My gambling brethren and I watched as that 48 number dropped with every stunted play.  I even saw it go as low as 30.  This happened right around when Deebo Samuel left the game with an injury.  With him out, it seemed increasingly unlikely that the San Francisco 49ers would be able to put up that many more points. 

I jumped on the live wagering number at 41 ½.  Some of my friends got it even lower than that.  Of course, this story has a happy ending, that is, if you bet that over live.  Pat Mahomes found his groove, the game went into overtime and the total number rang true at 47, Kansas City 25, San Francisco 22, still under the initial number (predictably close) yet over every other number for those who were watching it live and bold enough to make the play during a game in which points were at a premium.

Of course, gambling services are paying closer attention to the most watched sporting event in history than they are to your ordinary Wednesday evening college basketball game.  That’s where I found my glitch.

The Florida Gators Men’s Basketball team was at home and a healthy favorite over the Missouri Tigers who have yet to win a conference game.  By tip-off, I’d laid off the point total but watched the game intently as Florida is my alma mater.

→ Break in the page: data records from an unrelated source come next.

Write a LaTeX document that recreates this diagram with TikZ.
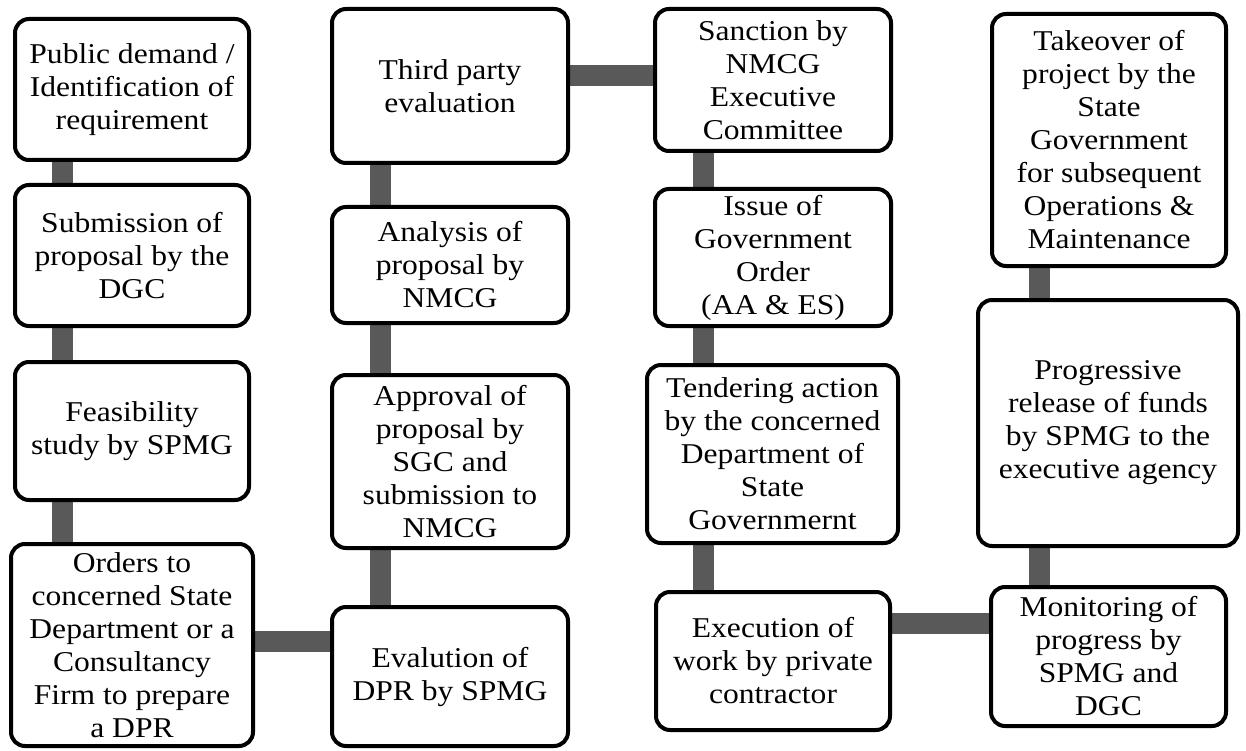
\documentclass[tikz,border=0pt]{standalone}
\usepackage{fontspec}
\setmainfont[FakeStretch=1.1]{Liberation Serif}
\usetikzlibrary{backgrounds}
\definecolor{linkgray}{RGB}{89,89,89}

\begin{document}
\begin{tikzpicture}[x=1pt,y=-1pt,
    box/.style={draw,line width=4pt,rounded corners=14pt,fill=white,inner sep=0pt,
        align=center,font=\fontsize{28.7}{33}\selectfont},
    link/.style={draw=linkgray,line width=21pt}]
    \useasboundingbox (0,0) rectangle (1246,751);

    % Project steps, column by column
    \node[box,minimum width=234pt,minimum height=141pt] (demand) at (132,89.5) {Public demand /\\Identification of\\requirement};

    \node[box,minimum width=234pt,minimum height=141pt] (submit) at (132,255.5) {Submission of\\proposal by the\\DGC};

    \node[box,minimum width=234pt,minimum height=138pt] (feasible) at (132,431) {Feasibility\\study by SPMG};

    \node[box,minimum width=242pt,minimum height=202pt] (orders) at (132,645) {Orders to\\concerned State\\Department or a\\Consultancy\\Firm to prepare\\a DPR};

    \node[box,minimum width=236pt,minimum height=139pt] (dpreval) at (450,676.5) {Evalution of\\DPR by SPMG};

    \node[box,minimum width=236pt,minimum height=173pt] (approval) at (450,461.5) {Approval of\\proposal by\\SGC and\\submission to\\NMCG};

    \node[box,minimum width=236pt,minimum height=116pt] (analysis) at (450,265) {Analysis of\\proposal by\\NMCG};

    \node[box,minimum width=236pt,minimum height=154pt] (thirdparty) at (450,86) {Third party\\evaluation};

    \node[box,minimum width=236pt,minimum height=142pt] (sanction) at (773,80) {Sanction by\\NMCG\\Executive\\Committee};

    \node[box,minimum width=236pt,minimum height=137pt] (govorder) at (773,257.5) {Issue of\\Government\\Order\\(AA \& ES)};

    \node[box,minimum width=251pt,minimum height=178pt] (tender) at (772.5,454) {Tendering action\\by the concerned\\Department of\\State\\Governmernt};

    \node[box,minimum width=234pt,minimum height=138pt] (execution) at (773,661) {Execution of\\work by private\\contractor};

    \node[box,minimum width=235pt,minimum height=139pt] (monitor) at (1108.5,656.5) {Monitoring of\\progress by\\SPMG and\\DGC};

    \node[box,minimum width=260pt,minimum height=246pt] (release) at (1108,423) {Progressive\\release of funds\\by SPMG to the\\executive agency};

    \node[box,minimum width=234pt,minimum height=252pt] (takeover) at (1109,140) {Takeover of\\project by the\\State\\Government\\for subsequent\\Operations \&\\Maintenance};

    % Connector lines
    \coordinate (col1) at (62,0);
    \coordinate (col2) at (380,0);
    \coordinate (col3) at (703,0);
    \coordinate (col4) at (1039,0);
    \coordinate (row1) at (0,76);
    \coordinate (row2) at (0,623);
    \coordinate (row3) at (0,641);

    \begin{scope}[on background layer]
    \draw[link] (demand.south -| col1) -- (submit.north -| col1);
    \draw[link] (submit.south -| col1) -- (feasible.north -| col1);
    \draw[link] (feasible.south -| col1) -- (orders.north -| col1);
    \draw[link] (orders.east |- row3) -- (dpreval.west |- row3);

    \draw[link] (dpreval.north -| col2) -- (approval.south -| col2);
    \draw[link] (approval.north -| col2) -- (analysis.south -| col2);
    \draw[link] (analysis.north -| col2) -- (thirdparty.south -| col2);
    \draw[link] (thirdparty.east |- row1) -- (sanction.west |- row1);

    \draw[link] (sanction.south -| col3) -- (govorder.north -| col3);
    \draw[link] (govorder.south -| col3) -- (tender.north -| col3);
    \draw[link] (tender.south -| col3) -- (execution.north -| col3);
    \draw[link] (execution.east |- row2) -- (monitor.west |- row2);

    \draw[link] (monitor.north -| col4) -- (release.south -| col4);
    \draw[link] (release.north -| col4) -- (takeover.south -| col4);
    \end{scope}
\end{tikzpicture}
\end{document}
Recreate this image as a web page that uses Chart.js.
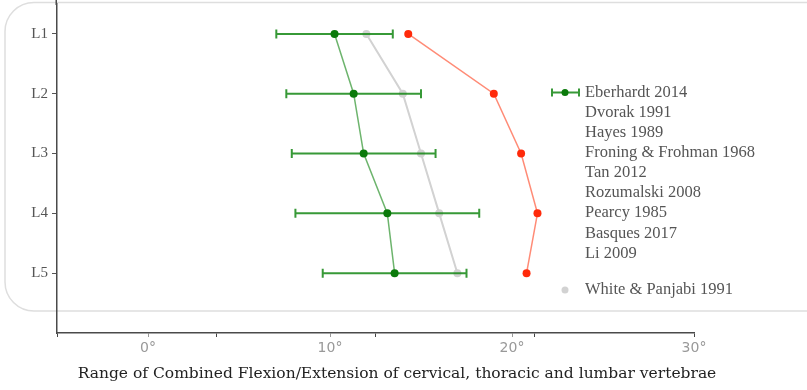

Florida had the game in hand yet, with about twelve minutes left, Florida’s star, point guard and leading scorer on the season, Walter Clayton Jr, picked up not only his fourth foul but jawed at the referee on his way to the bench, picking up a technical foul, resulting in his fifth.  This expelled him from the game.  Under second year head coach Todd Golden, the Florida Gators are starting to turn some heads but lack depth at the point guard position, especially those able to score with the proclivities of Clayton.

It immediately occurred to me that Florida, with Clayton out, would struggle to score and Mizzou might make a run.  I looked at the live number.  Florida was favored to still win the game by 11 ½ points.  With the inability to direct their offense and no one off the bench able to fill Clayton’s shoes, I jumped on the live line, taking Missouri and the points.  It was, as are all sporting events, a gamble, yet a shrewd and educated play based on the information at hand.  Within minutes, Missouri narrowed the lead to one.  Florida had no choice but to slow things down and regroup their offense, which they eventually did but not before it was too late.  Florida took charge in the waning minutes and my wager was almost lost, but Missouri had made enough of a dent into the Gator lead that the live number covered.  The books couldn’t recover in time, and I took advantage.

As with any wager, I could have lost.  In fact, I almost did.  But my point is I used the information at hand and reacted quicker than the books could.  They couldn’t adjust.  Therein lies your glitch in the Matrix.

None of us know how these live wagering numbers work.  One can only assume algorithms are working in full force, drumming up a formula based on odds given, points led and time remaining in the game.  But when a player the caliber of Clayton, whose team relies on him for the bulk of its scoring, is suddenly forced to leave the game, and if you’re watching that game, jumping on the live number might be a way to find the gambling apps vulnerable.

Most services will tell you they can’t protect themselves against live wagering.  And no wager is a sure thing.  However, when you are armed with information that they don’t have, that might be the best time to strike and take advantage of the glitch before they can patch it up.